One September day I took a day trip with two like minded painting friends to visit some galleries and check out a couple of showings. We drove off on a sunny morning through some beautiful landscape to stop first at the lake country gallery in Winfield, and later the larger Kelowna galleries. I had recently joined online to explore some neighboring towns art options and consider if they might work for me when I bring my work back into a public forum.
An interesting quote I read, though cannot attribute to a speaker, Being an artist is a constant dance between putting yourself out there front and center and hiding yourself away. I think I am quite comfortable with the hiding oneself away part of the dance.
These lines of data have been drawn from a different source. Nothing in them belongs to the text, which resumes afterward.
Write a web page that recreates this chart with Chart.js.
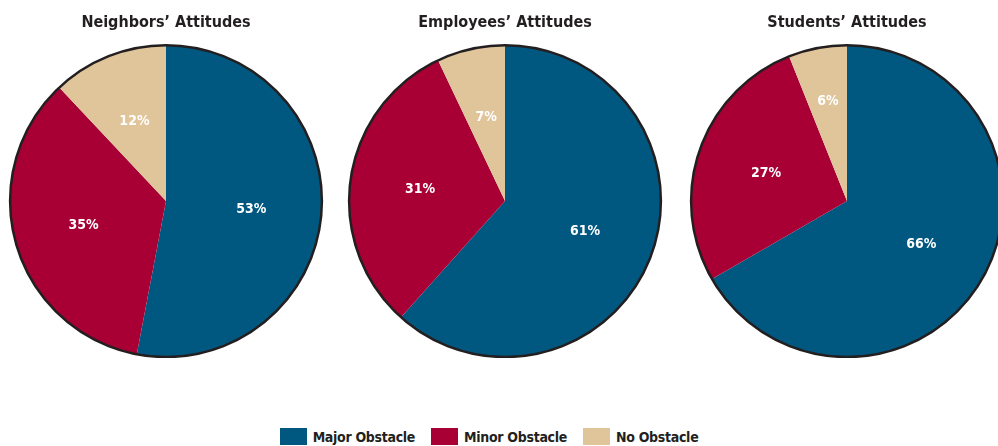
<!DOCTYPE html>
<html lang="en">
<head>
  <meta charset="UTF-8">
  <title>Attitudes</title>
  <script src="https://cdn.jsdelivr.net/npm/chart.js"></script>
  <style>
    body {
      margin: 0;
      width: 998px;
      height: 446px;
      overflow: hidden;
      background: #fff;
      font-family: "DejaVu Sans Condensed", "Liberation Sans Narrow", Arial, sans-serif;
      position: relative;
    }
    .torta {
      position: absolute;
      top: 0;
      width: 320px;
      height: 358px;
    }
    #legenda {
      position: absolute;
      top: 428px;
      left: -10px;
      width: 998px;
      display: flex;
      justify-content: center;
      font-weight: bold;
      font-size: 14px;
      color: #231f20;
    }
    #legenda span.voce {
      display: flex;
      align-items: center;
      margin: 0 8px;
      letter-spacing: -0.3px;
    }
    #legenda span.box {
      display: inline-block;
      width: 27px;
      height: 17px;
      margin-right: 6px;
    }
  </style>
</head>
<body>
  <div class="torta" style="left:6px"><canvas id="c0"></canvas></div>
  <div class="torta" style="left:345px"><canvas id="c1"></canvas></div>
  <div class="torta" style="left:687px"><canvas id="c2"></canvas></div>
  <div id="legenda"></div>

  <script>
    const categorie = ['Major Obstacle', 'Minor Obstacle', 'No Obstacle'];
    const colori = ['#005880', '#a80034', '#e0c49a'];
    const titoli = ['Neighbors\u2019 Attitudes', 'Employees\u2019 Attitudes', 'Students\u2019 Attitudes'];
    const vicini = [53, 35, 12];
    const dipendenti = [61, 31, 7];
    const studenti = [66, 27, 6];
    const serie = [vicini, dipendenti, studenti];

    const FONT = '"DejaVu Sans Condensed", "Liberation Sans Narrow", Arial, sans-serif';

    // bordo esterno + etichette percentuali
    const extra = {
      id: 'extra',
      afterDatasetsDraw(chart) {
        const ctx = chart.ctx;
        const archi = chart.getDatasetMeta(0).data;
        if (!archi.length) return;
        const a0 = archi[0];
        ctx.save();
        ctx.beginPath();
        ctx.arc(a0.x, a0.y, a0.outerRadius, 0, Math.PI * 2);
        ctx.lineWidth = 2.5;
        ctx.strokeStyle = '#231f20';
        ctx.stroke();

        ctx.fillStyle = '#fff';
        ctx.font = 'bold 14px ' + FONT;
        ctx.textAlign = 'center';
        ctx.textBaseline = 'middle';
        archi.forEach((arc, i) => {
          const mid = (arc.startAngle + arc.endAngle) / 2;
          const quota = chart.data.datasets[0].data[i];
          const r = arc.outerRadius * (quota < 7 ? 0.65 : 0.55);
          ctx.fillText(quota + '%', arc.x + Math.cos(mid) * r, arc.y + Math.sin(mid) * r);
        });
        ctx.restore();
      }
    };

    serie.forEach((valori, k) => {
      const ctx = document.getElementById('c' + k).getContext('2d');
      new Chart(ctx, {
        type: 'pie',
        data: {
          labels: categorie,
          datasets: [{
            data: valori,
            backgroundColor: colori,
            borderWidth: 0
          }]
        },
        options: {
          responsive: true,
          maintainAspectRatio: false,
          animation: false,
          layout: { padding: { left: 0, right: 0, top: 0, bottom: 1 } },
          plugins: {
            legend: { display: false },
            tooltip: { enabled: false },
            title: {
              display: true,
              text: titoli[k],
              color: '#231f20',
              font: { family: FONT, size: 16, weight: 'bold' },
              padding: { top: 13, bottom: 13 }
            }
          }
        },
        plugins: [extra]
      });
    });

    const leg = document.getElementById('legenda');
    categorie.forEach((c, i) => {
      const v = document.createElement('span');
      v.className = 'voce';
      v.innerHTML = '<span class="box" style="background:' + colori[i] + '"></span>' + c;
      leg.appendChild(v);
    });
  </script>
</body>
</html>
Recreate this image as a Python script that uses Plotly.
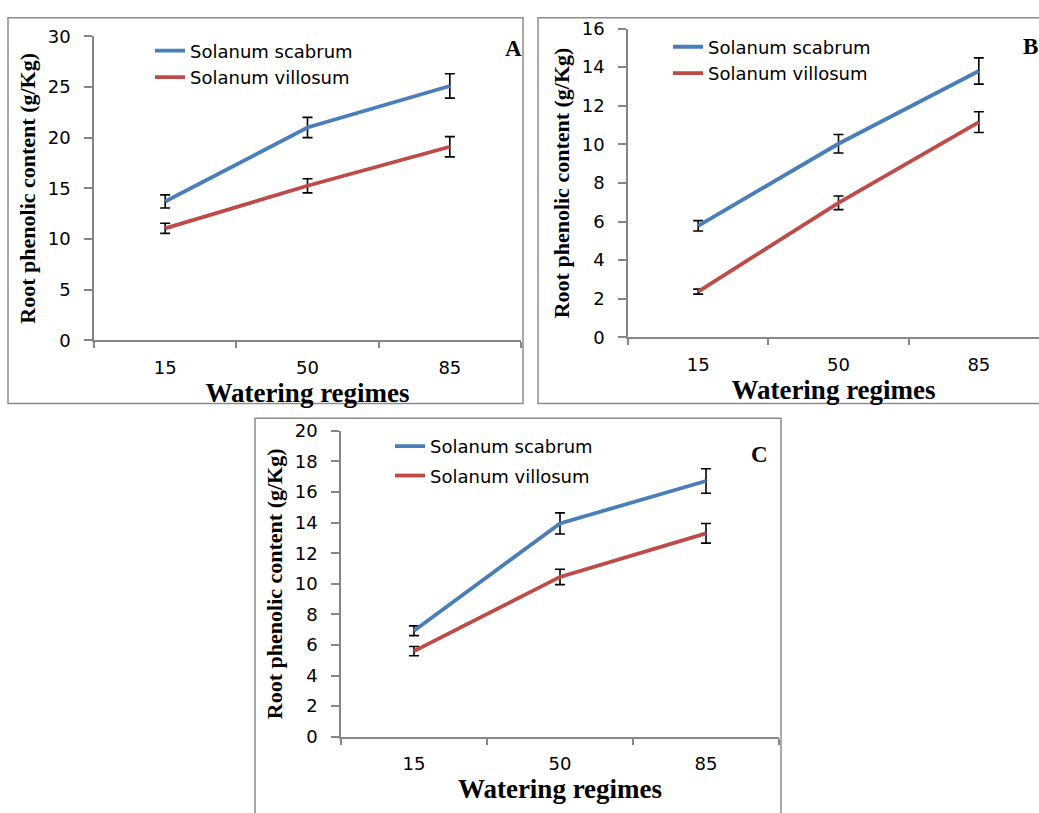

The gallery tour put some incredible work in some beautiful forums, and the day with painting friends always goes into the category of fuel to the fire. Summer I have found to be a slow zone in painting, I say that while recognizing in spurts some pieces made it from beginning to end, and the sketch book was not totally ignored. It is however, time to get back to the practice part of painting. The one that says in a calm but firm voice, you must show up.
I have new work that is rising up from the sleepy embers, sparks of idea, flashes of image, and I am eager to make that commitment. I have found an interesting thing happened on the way to productivity, I revisited a piece started last winter. I have been adding glazes and refining detail, I slipped into the studio late last night to grey down the white of an eye as its brightness was something i didn’t want to see on my first view in the new day. It is a piece that I have learned a great deal from working with a medium and method still new to me. I will not post it until it’s fully finished at this point, as one thought came like a slowly understood revelation. From the beginning I had an attachment to the subject. I do not know him as a person, I only watched him in a moment of his world and work. Despite his youth he had so much strength and openness, not one of vulnerability but of truth. From the moment I started sketching, and in the early stages of the paintings I could see the finished piece with such clarity it never occurred to me that everyone else would potentially see something different. Last night I invited my husband to have a look, stating that in the past two weeks I have spent three full mornings working on this portrait. I can see each change and understand which additional ones I will still make, but I also wondered if anyone else would see anything different. I shared my earlier revelation regarding sharing work in progress, including I am just understanding not everyone may see what I am seeing. A squeeze of my shoulders, a kiss on the cheek, a quiet,”then make them see it”. I smile.
We of course do not see the world as it is, but we see the world as we are. Sharing image is to be done with release. Control the part you can, – let go, the rest belongs to the viewer.